The retired schoolteacher finally got her degree from Mississippi University for Women in 1996, 30 years after the school was integrated.
She was honored at the annual Dream 365 breakfast, among events in Columbus' Martin Luther King Jr. celebration, Jan. 21, but was too ill to attend. Her daughter accepted the award.
Laverne Greene-Leech and Barbara Turner Bankhead were also part of the trio that integrated the college; all were part of same high school senior class in Columbus.
"We were close friends and we knew we were going to college, but we didn't know how," Greene-Leech, also of Columbus, said. "At that particular time, the 'W' was the most reasonable college that we could have gone to.
"We weren't trying to do anything special. We just wanted to go to school. We enrolled. Of course, in 1966, it was not the thing to do, but we did."
Their bond didn't help with the isolation they felt, "just knowing that we weren't wanted on that campus," she said.
Greene-Leech was the first to leave, in 1967.

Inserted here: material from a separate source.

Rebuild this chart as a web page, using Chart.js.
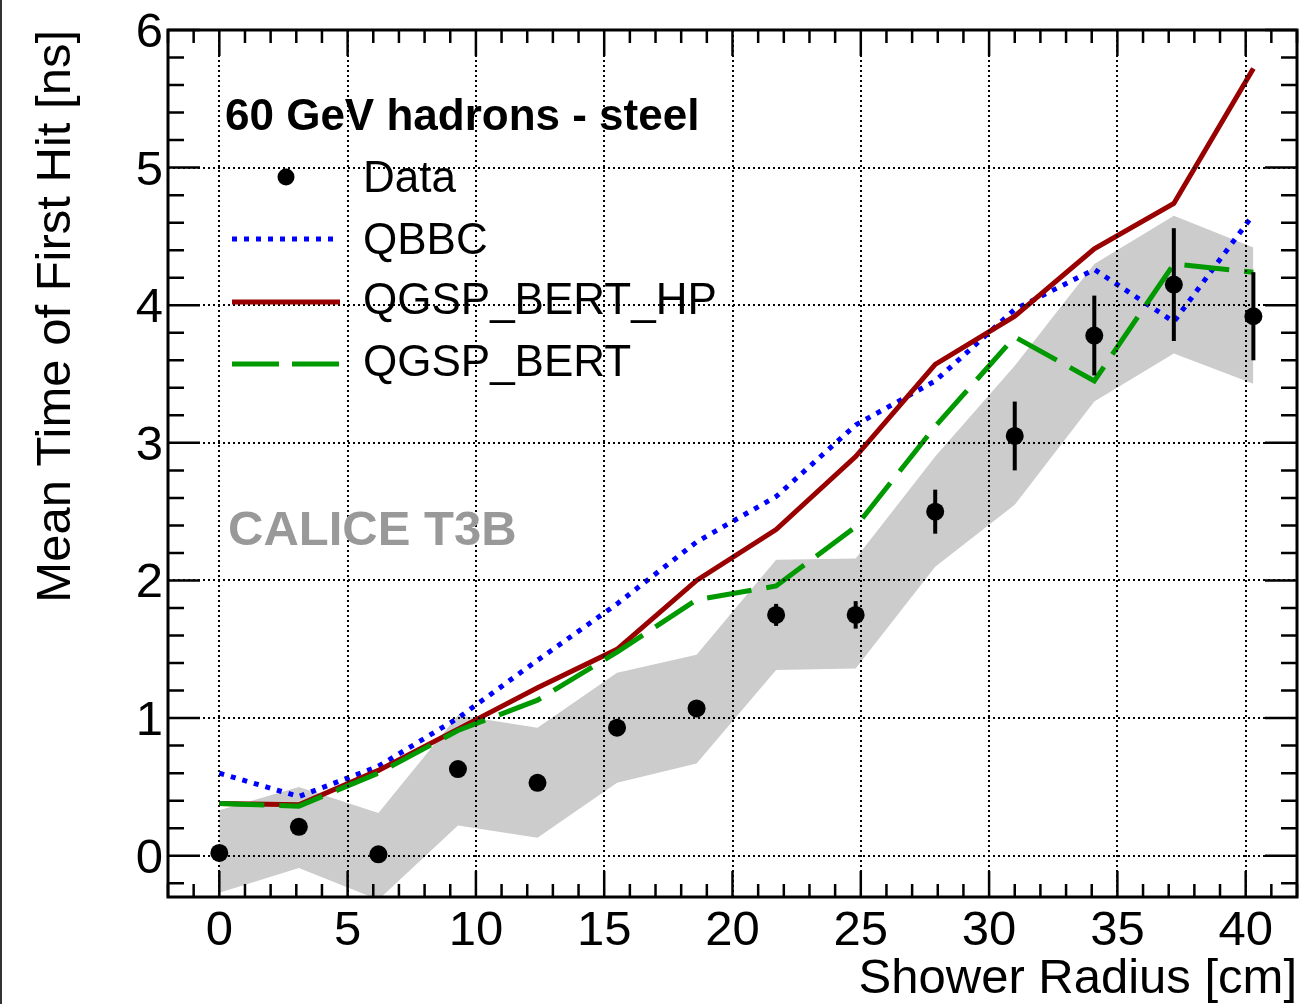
<!DOCTYPE html>
<html>
<head>
<meta charset="utf-8">
<script src="https://cdn.jsdelivr.net/npm/chart.js@4.4.1/dist/chart.umd.min.js"></script>
<style>
  html, body { margin: 0; padding: 0; background: #fff; }
  canvas { display: block; }
</style>
</head>
<body>
<canvas id="chart" width="1306" height="1004"></canvas>
<script>
// Données
const radius = [0, 3.1, 6.2, 9.3, 12.4, 15.5, 18.6, 21.7, 24.8, 27.9, 31.0, 34.1, 37.2, 40.3];
const dataMean = [0.02, 0.21, 0.01, 0.63, 0.53, 0.93, 1.07, 1.75, 1.75, 2.50, 3.05, 3.78, 4.15, 3.92];
const dataErr = [0.03, 0.03, 0.03, 0.04, 0.04, 0.05, 0.05, 0.08, 0.10, 0.16, 0.25, 0.29, 0.41, 0.32];
const sysLow = [-0.27, -0.09, -0.32, 0.22, 0.13, 0.53, 0.67, 1.35, 1.36, 2.10, 2.55, 3.30, 3.65, 3.43];
const sysHigh = [0.33, 0.50, 0.31, 1.02, 0.93, 1.33, 1.46, 2.15, 2.16, 2.90, 3.56, 4.30, 4.65, 4.42];
const qbbc = [0.60, 0.43, 0.65, 1.00, 1.42, 1.83, 2.28, 2.61, 3.13, 3.45, 3.97, 4.26, 3.88, 4.66];
const qgspBertHp = [0.38, 0.37, 0.62, 0.92, 1.22, 1.50, 2.00, 2.37, 2.90, 3.57, 3.92, 4.41, 4.74, 5.72];
const qgspBert = [0.38, 0.36, 0.60, 0.91, 1.13, 1.48, 1.86, 1.96, 2.39, 3.12, 3.77, 3.45, 4.30, 4.24];

const xTicks = [0, 5, 10, 15, 20, 25, 30, 35, 40];
const yTicks = [0, 1, 2, 3, 4, 5, 6];

const FONT = '"Liberation Sans", Arial, Helvetica, sans-serif';

function pts(values) {
    return radius.map((r, i) => ({ x: r, y: values[i] }));
}

// Fond blanc
const background = {
    id: 'background',
    beforeDraw(chart) {
        const ctx = chart.ctx;
        ctx.save();
        ctx.fillStyle = '#fff';
        ctx.fillRect(0, 0, chart.width, chart.height);
        ctx.restore();
    }
};

// Barres d'erreur des données
const errorBars = {
    id: 'errorBars',
    afterDatasetsDraw(chart) {
        const { ctx, scales: { x, y } } = chart;
        ctx.save();
        ctx.beginPath();
        ctx.rect(chart.chartArea.left, chart.chartArea.top,
                 chart.chartArea.right - chart.chartArea.left,
                 chart.chartArea.bottom - chart.chartArea.top);
        ctx.clip();
        ctx.strokeStyle = '#000';
        ctx.lineWidth = 4;
        radius.forEach((r, i) => {
            const px = x.getPixelForValue(r);
            ctx.beginPath();
            ctx.moveTo(px, y.getPixelForValue(dataMean[i] - dataErr[i]));
            ctx.lineTo(px, y.getPixelForValue(dataMean[i] + dataErr[i]));
            ctx.stroke();
        });
        ctx.restore();
    }
};

// Cadre, graduations, étiquettes et légende façon ROOT
const frame = {
    id: 'frame',
    afterDraw(chart) {
        const { ctx, chartArea: a, scales: { x, y } } = chart;
        ctx.save();

        // bord gauche de l'image
        ctx.fillStyle = '#333';
        ctx.fillRect(0, 0, 2, chart.height);

        // graduations
        ctx.strokeStyle = '#000';
        ctx.lineWidth = 2.5;
        ctx.beginPath();
        for (let v = -2; v <= 42; v++) {
            const px = x.getPixelForValue(v);
            const len = v % 5 === 0 ? 26 : 13;
            ctx.moveTo(px, a.bottom);
            ctx.lineTo(px, a.bottom - len);
            ctx.moveTo(px, a.top);
            ctx.lineTo(px, a.top + len);
        }
        for (let i = -1; i <= 30; i++) {
            const py = y.getPixelForValue(i / 5);
            const len = i % 5 === 0 ? 32 : 16;
            ctx.moveTo(a.left, py);
            ctx.lineTo(a.left + len, py);
            ctx.moveTo(a.right, py);
            ctx.lineTo(a.right - len, py);
        }
        ctx.stroke();

        // cadre
        ctx.lineWidth = 3;
        ctx.strokeRect(a.left, a.top, a.right - a.left, a.bottom - a.top);

        // étiquettes des axes
        ctx.fillStyle = '#000';
        ctx.font = '49px ' + FONT;
        ctx.textBaseline = 'alphabetic';
        ctx.textAlign = 'center';
        xTicks.forEach(v => ctx.fillText(String(v), x.getPixelForValue(v), 945));
        ctx.textAlign = 'right';
        yTicks.forEach(v => ctx.fillText(String(v), 163, y.getPixelForValue(v) + 17));

        // titres des axes
        ctx.textAlign = 'right';
        ctx.fillText('Shower Radius [cm]', a.right, 993);
        ctx.save();
        ctx.translate(70, a.top);
        ctx.rotate(-Math.PI / 2);
        ctx.textAlign = 'right';
        ctx.fillText('Mean Time of First Hit [ns]', 0, 0);
        ctx.restore();

        // légende
        ctx.textAlign = 'left';
        ctx.font = 'bold 44px ' + FONT;
        ctx.fillText('60 GeV hadrons - steel', 225, 130);

        ctx.font = '44px ' + FONT;
        ctx.fillText('Data', 363, 192);
        ctx.fillText('QBBC', 363, 254);
        ctx.fillText('QGSP_BERT_HP', 363, 314);
        ctx.fillText('QGSP_BERT', 363, 376);

        ctx.beginPath();
        ctx.arc(286, 177, 8.5, 0, Math.PI * 2);
        ctx.fill();

        ctx.lineWidth = 5;
        ctx.strokeStyle = '#0000ff';
        ctx.setLineDash([5, 7]);
        ctx.beginPath(); ctx.moveTo(232, 239); ctx.lineTo(340, 239); ctx.stroke();

        ctx.strokeStyle = '#990000';
        ctx.setLineDash([]);
        ctx.beginPath(); ctx.moveTo(232, 302); ctx.lineTo(340, 302); ctx.stroke();

        ctx.strokeStyle = '#009900';
        ctx.setLineDash([47, 13]);
        ctx.beginPath(); ctx.moveTo(232, 364); ctx.lineTo(340, 364); ctx.stroke();
        ctx.setLineDash([]);

        // marque CALICE
        ctx.fillStyle = '#999999';
        ctx.font = 'bold 49px ' + FONT;
        ctx.fillText('CALICE T3B', 228, 545);

        ctx.restore();
    }
};

const ctx = document.getElementById('chart').getContext('2d');
const chart = new Chart(ctx, {
    type: 'line',
    data: {
        datasets: [
            {
                label: 'sysHigh',
                data: pts(sysHigh),
                fill: '+1',
                backgroundColor: '#cccccc',
                borderWidth: 0,
                pointRadius: 0,
                tension: 0,
                order: 10
            },
            {
                label: 'sysLow',
                data: pts(sysLow),
                fill: false,
                borderWidth: 0,
                pointRadius: 0,
                tension: 0,
                order: 11
            },
            {
                label: 'QBBC',
                data: pts(qbbc),
                borderColor: '#0000ff',
                borderWidth: 5,
                borderDash: [5, 7],
                pointRadius: 0,
                fill: false,
                tension: 0,
                order: 4
            },
            {
                label: 'QGSP_BERT_HP',
                data: pts(qgspBertHp),
                borderColor: '#990000',
                borderWidth: 5,
                pointRadius: 0,
                fill: false,
                tension: 0,
                order: 3
            },
            {
                label: 'QGSP_BERT',
                data: pts(qgspBert),
                borderColor: '#009900',
                borderWidth: 5,
                borderDash: [45, 15],
                pointRadius: 0,
                fill: false,
                tension: 0,
                order: 2
            },
            {
                label: 'Data',
                data: pts(dataMean),
                showLine: false,
                pointRadius: 9,
                pointBackgroundColor: '#000',
                pointBorderColor: '#000',
                pointBorderWidth: 0,
                order: 0
            }
        ]
    },
    options: {
        responsive: false,
        devicePixelRatio: 1,
        animation: false,
        layout: {
            padding: { left: 168, top: 30, right: 8, bottom: 107 }
        },
        plugins: {
            legend: { display: false },
            tooltip: { enabled: false }
        },
        scales: {
            x: {
                type: 'linear',
                min: -2,
                max: 42,
                afterBuildTicks: axis => { axis.ticks = xTicks.map(v => ({ value: v })); },
                ticks: { display: false },
                grid: { color: '#000', lineWidth: 2, drawTicks: false, z: 1 },
                border: { display: false, dash: [2, 3] }
            },
            y: {
                type: 'linear',
                min: -0.3,
                max: 6,
                afterBuildTicks: axis => { axis.ticks = yTicks.map(v => ({ value: v })); },
                ticks: { display: false },
                grid: { color: '#000', lineWidth: 2, drawTicks: false, z: 1 },
                border: { display: false, dash: [2, 3] }
            }
        }
    },
    plugins: [background, errorBars, frame]
});
</script>
</body>
</html>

"I couldn't take any more ... Barbara stayed on through '68 and Diane stayed on through '69," she said. "We all kind of had a bad taste in our mouth about the 'W.' But as time went on and healing began, I think we all felt better. ... Diane and I began to reconcile and to see the progress the W has made now, we were happy. And we knew that whatever we went through, it was well worth it for the students today."
After going back and receiving her degree, Thompson taught 6th grade science at West Lowndes Middle School until her retirement in 2010.